- _EXERCISE OBJECTIVE_
Please print exactly the lines below, from the start of the material up to and including the line with "controls (425,480) and", but none of the pictures.

- _MATERIAL PROVIDED_
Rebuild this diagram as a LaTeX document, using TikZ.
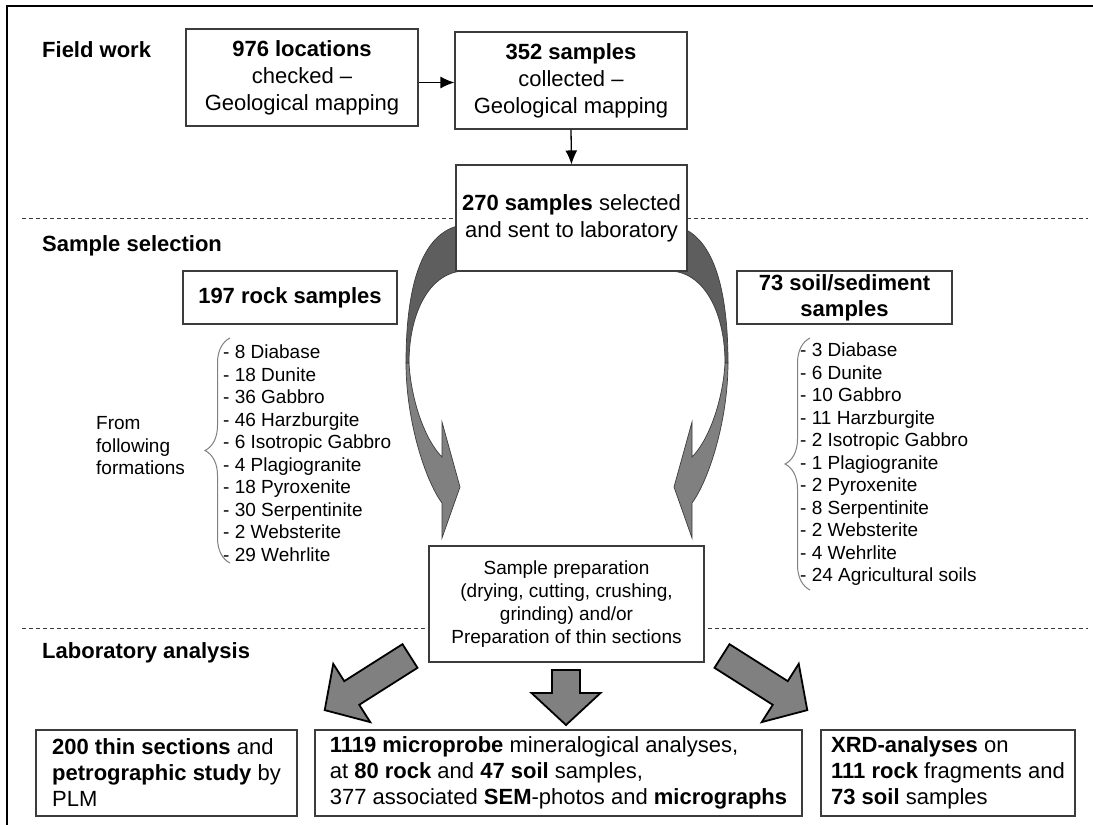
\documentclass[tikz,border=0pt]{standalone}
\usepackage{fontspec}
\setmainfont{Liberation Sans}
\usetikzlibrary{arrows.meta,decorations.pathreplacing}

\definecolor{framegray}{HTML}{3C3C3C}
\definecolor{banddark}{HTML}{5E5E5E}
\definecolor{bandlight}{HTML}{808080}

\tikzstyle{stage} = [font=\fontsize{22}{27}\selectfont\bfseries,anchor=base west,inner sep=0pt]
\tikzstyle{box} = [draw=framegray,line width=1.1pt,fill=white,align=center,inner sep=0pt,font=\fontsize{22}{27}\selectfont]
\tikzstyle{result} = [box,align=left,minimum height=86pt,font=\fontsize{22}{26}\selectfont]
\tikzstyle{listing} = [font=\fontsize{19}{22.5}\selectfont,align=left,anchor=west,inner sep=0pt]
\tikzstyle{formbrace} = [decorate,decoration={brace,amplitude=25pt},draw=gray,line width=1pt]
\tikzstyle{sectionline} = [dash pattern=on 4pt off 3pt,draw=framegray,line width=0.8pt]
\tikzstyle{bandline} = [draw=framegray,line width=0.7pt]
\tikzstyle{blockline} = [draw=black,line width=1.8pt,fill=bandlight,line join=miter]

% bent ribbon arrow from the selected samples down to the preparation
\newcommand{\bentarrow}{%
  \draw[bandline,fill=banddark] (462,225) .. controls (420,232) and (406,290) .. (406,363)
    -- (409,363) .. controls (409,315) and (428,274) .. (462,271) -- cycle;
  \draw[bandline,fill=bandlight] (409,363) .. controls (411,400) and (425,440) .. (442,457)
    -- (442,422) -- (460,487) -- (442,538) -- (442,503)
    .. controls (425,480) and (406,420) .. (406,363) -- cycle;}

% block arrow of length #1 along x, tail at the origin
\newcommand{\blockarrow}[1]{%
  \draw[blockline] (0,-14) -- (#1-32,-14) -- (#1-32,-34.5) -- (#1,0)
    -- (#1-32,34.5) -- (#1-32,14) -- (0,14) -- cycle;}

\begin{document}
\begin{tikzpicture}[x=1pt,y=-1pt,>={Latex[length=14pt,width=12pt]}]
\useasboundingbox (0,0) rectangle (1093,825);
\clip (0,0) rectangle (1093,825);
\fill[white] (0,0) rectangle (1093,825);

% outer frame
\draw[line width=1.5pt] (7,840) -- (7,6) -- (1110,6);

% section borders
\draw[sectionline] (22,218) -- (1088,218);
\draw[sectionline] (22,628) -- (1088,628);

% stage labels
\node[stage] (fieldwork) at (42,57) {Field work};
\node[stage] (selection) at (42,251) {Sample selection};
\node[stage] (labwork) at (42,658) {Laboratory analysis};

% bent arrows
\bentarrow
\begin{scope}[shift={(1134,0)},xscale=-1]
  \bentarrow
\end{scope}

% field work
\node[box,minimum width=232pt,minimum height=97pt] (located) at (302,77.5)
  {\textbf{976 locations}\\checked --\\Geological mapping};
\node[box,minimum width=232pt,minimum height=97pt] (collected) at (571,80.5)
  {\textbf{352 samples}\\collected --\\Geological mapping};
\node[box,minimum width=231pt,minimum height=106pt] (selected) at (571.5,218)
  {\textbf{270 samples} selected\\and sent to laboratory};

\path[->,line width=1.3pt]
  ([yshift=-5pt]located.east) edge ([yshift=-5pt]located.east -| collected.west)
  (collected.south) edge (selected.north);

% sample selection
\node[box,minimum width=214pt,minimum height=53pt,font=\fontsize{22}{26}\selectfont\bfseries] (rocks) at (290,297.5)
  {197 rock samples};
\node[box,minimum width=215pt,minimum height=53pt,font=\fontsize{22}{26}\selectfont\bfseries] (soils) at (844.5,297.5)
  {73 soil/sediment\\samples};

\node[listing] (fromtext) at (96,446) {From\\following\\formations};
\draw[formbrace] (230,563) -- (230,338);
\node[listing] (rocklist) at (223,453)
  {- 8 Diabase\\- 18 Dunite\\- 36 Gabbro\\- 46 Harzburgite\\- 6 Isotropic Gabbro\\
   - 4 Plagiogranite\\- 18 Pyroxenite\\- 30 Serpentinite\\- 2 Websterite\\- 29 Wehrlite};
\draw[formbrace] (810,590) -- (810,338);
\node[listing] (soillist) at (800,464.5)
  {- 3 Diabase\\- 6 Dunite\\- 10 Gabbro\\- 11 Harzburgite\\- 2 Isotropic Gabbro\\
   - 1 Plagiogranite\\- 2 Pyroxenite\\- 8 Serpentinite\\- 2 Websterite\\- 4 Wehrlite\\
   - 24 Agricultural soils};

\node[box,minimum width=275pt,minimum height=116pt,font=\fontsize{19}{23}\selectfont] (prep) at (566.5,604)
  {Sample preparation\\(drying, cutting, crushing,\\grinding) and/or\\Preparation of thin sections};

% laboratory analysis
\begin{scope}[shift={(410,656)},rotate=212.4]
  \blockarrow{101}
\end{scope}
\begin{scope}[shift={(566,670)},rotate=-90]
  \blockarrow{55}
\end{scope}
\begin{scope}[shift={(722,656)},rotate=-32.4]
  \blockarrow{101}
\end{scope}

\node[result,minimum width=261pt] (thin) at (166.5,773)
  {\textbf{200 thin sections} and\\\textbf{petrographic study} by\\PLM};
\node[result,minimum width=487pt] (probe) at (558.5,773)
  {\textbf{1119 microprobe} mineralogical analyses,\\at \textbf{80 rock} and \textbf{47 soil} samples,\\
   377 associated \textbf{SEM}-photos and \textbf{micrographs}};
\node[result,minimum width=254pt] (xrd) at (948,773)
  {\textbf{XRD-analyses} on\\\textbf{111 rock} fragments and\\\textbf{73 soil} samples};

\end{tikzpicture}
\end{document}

- _TASK ANSWER_
Rebuild this diagram as a LaTeX document, using TikZ.
\documentclass[tikz,border=0pt]{standalone}
\usepackage{fontspec}
\setmainfont{Liberation Sans}
\usetikzlibrary{arrows.meta,decorations.pathreplacing}

\definecolor{framegray}{HTML}{3C3C3C}
\definecolor{banddark}{HTML}{5E5E5E}
\definecolor{bandlight}{HTML}{808080}

\tikzstyle{stage} = [font=\fontsize{22}{27}\selectfont\bfseries,anchor=base west,inner sep=0pt]
\tikzstyle{box} = [draw=framegray,line width=1.1pt,fill=white,align=center,inner sep=0pt,font=\fontsize{22}{27}\selectfont]
\tikzstyle{result} = [box,align=left,minimum height=86pt,font=\fontsize{22}{26}\selectfont]
\tikzstyle{listing} = [font=\fontsize{19}{22.5}\selectfont,align=left,anchor=west,inner sep=0pt]
\tikzstyle{formbrace} = [decorate,decoration={brace,amplitude=25pt},draw=gray,line width=1pt]
\tikzstyle{sectionline} = [dash pattern=on 4pt off 3pt,draw=framegray,line width=0.8pt]
\tikzstyle{bandline} = [draw=framegray,line width=0.7pt]
\tikzstyle{blockline} = [draw=black,line width=1.8pt,fill=bandlight,line join=miter]

% bent ribbon arrow from the selected samples down to the preparation
\newcommand{\bentarrow}{%
  \draw[bandline,fill=banddark] (462,225) .. controls (420,232) and (406,290) .. (406,363)
    -- (409,363) .. controls (409,315) and (428,274) .. (462,271) -- cycle;
  \draw[bandline,fill=bandlight] (409,363) .. controls (411,400) and (425,440) .. (442,457)
    -- (442,422) -- (460,487) -- (442,538) -- (442,503)
    .. controls (425,480) and (406,420) .. (406,363) -- cycle;}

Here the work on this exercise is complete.